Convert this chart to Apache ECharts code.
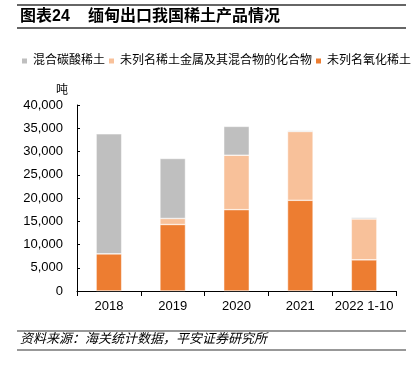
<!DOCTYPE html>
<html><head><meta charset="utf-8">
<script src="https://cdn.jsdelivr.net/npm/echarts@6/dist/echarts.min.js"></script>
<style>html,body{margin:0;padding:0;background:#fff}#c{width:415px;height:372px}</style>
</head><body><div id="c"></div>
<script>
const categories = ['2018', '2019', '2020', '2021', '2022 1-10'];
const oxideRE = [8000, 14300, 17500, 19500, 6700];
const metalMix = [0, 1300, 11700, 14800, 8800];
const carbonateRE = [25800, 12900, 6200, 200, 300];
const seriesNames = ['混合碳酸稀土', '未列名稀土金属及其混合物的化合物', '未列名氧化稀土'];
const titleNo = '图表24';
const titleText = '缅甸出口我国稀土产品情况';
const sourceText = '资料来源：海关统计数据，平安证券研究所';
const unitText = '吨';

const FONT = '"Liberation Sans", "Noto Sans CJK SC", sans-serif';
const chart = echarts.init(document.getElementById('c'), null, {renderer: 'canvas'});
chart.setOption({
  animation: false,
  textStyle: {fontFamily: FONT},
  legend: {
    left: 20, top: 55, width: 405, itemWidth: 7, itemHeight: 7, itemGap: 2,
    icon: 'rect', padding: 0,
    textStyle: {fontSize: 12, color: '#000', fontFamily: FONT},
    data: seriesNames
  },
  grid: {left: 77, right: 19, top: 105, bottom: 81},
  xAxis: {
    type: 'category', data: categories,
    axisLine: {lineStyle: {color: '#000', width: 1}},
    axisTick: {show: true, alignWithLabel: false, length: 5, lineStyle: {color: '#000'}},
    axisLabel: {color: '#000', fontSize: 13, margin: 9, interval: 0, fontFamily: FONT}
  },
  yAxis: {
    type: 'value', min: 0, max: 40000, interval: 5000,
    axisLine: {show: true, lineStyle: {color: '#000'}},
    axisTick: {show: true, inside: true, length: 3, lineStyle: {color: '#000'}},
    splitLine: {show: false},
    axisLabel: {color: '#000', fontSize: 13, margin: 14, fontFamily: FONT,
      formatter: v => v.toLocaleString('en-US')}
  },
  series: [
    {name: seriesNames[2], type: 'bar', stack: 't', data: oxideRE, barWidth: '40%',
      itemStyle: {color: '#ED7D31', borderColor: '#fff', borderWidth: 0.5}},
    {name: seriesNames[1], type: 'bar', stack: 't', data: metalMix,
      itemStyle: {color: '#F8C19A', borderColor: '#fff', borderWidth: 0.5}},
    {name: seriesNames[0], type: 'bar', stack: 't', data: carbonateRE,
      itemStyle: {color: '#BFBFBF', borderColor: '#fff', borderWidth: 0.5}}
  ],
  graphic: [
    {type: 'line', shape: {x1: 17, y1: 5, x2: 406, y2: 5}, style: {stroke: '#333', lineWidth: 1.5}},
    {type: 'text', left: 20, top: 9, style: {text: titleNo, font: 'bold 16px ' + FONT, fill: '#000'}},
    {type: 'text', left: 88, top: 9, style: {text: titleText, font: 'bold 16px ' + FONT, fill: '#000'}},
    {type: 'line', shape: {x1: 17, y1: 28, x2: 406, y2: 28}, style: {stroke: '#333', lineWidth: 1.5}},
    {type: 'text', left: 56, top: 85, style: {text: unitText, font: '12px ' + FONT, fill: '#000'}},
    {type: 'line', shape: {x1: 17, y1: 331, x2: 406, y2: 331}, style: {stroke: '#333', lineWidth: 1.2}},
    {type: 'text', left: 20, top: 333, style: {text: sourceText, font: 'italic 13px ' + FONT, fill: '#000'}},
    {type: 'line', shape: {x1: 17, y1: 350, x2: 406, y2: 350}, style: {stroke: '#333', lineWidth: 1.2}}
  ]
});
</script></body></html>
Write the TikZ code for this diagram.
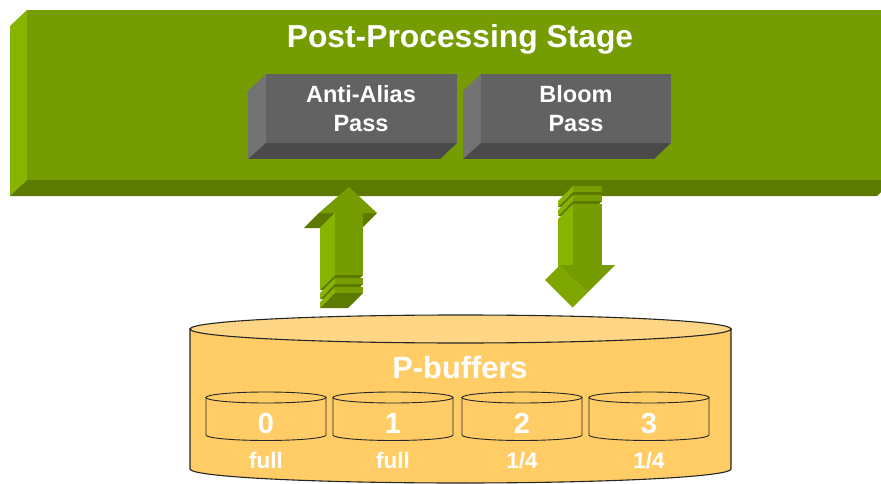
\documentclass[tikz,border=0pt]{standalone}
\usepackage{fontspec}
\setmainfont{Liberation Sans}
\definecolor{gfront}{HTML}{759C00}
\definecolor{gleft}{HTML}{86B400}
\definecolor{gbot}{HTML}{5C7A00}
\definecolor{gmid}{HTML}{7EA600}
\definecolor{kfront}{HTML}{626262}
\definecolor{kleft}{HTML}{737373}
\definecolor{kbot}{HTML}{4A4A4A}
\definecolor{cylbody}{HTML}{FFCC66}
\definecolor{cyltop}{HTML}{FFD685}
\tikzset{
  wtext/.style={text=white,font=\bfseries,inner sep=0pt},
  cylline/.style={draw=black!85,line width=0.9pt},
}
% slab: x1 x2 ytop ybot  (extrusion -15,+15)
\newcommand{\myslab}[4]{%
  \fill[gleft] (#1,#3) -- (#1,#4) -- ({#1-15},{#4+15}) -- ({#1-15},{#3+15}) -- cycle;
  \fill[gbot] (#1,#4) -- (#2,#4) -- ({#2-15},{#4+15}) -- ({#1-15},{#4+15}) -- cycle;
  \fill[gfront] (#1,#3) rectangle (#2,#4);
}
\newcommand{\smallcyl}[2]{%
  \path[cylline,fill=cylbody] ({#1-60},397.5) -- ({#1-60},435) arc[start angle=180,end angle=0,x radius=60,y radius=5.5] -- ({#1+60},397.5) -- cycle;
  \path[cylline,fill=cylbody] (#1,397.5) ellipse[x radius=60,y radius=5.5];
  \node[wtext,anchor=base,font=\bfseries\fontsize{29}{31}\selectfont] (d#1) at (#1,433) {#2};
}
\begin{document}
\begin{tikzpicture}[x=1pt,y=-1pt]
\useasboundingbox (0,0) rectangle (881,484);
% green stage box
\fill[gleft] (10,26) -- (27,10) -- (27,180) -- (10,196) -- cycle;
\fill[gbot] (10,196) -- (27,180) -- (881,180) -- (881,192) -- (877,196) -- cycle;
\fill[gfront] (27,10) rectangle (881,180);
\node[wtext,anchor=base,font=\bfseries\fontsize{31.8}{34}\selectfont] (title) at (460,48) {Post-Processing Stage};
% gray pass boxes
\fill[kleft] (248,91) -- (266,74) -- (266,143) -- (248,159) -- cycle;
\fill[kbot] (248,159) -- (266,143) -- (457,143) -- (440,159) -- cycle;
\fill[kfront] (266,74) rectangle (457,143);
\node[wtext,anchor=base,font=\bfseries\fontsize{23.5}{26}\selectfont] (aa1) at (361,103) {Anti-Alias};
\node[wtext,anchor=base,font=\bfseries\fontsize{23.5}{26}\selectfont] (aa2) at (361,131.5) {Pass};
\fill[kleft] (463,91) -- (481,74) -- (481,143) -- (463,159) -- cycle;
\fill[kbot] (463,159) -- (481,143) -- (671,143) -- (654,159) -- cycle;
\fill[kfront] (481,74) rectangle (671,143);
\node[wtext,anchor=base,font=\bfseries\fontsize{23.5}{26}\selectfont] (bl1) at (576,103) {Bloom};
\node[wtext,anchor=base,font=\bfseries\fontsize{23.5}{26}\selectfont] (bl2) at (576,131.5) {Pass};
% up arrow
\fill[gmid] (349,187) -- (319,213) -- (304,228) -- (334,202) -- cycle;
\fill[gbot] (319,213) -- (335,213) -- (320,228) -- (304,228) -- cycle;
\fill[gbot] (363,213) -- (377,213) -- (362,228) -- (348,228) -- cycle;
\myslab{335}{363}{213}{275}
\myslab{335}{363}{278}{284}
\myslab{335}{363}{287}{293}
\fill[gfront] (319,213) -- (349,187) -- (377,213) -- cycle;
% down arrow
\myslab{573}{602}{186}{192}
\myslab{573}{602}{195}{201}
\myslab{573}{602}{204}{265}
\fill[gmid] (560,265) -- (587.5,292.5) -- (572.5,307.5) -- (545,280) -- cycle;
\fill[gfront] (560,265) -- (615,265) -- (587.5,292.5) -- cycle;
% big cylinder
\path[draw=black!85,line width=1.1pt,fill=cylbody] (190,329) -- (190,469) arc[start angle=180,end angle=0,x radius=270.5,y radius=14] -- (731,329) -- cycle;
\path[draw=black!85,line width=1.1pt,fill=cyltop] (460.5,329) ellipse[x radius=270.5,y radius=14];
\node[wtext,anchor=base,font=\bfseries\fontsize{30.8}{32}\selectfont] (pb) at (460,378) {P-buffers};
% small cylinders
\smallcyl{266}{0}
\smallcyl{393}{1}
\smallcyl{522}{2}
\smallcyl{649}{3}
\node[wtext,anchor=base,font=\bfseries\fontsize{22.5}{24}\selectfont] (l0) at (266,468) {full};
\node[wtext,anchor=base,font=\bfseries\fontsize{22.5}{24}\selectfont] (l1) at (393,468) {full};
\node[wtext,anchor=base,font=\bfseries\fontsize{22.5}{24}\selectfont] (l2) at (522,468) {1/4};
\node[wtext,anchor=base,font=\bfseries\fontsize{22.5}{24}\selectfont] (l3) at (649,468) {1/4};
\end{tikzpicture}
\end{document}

-.-.-

YOUR OBJECTIVE> State how many lines of the listing hold the string "code"; reply with the number and nothing else.

FULL ANSWER> 2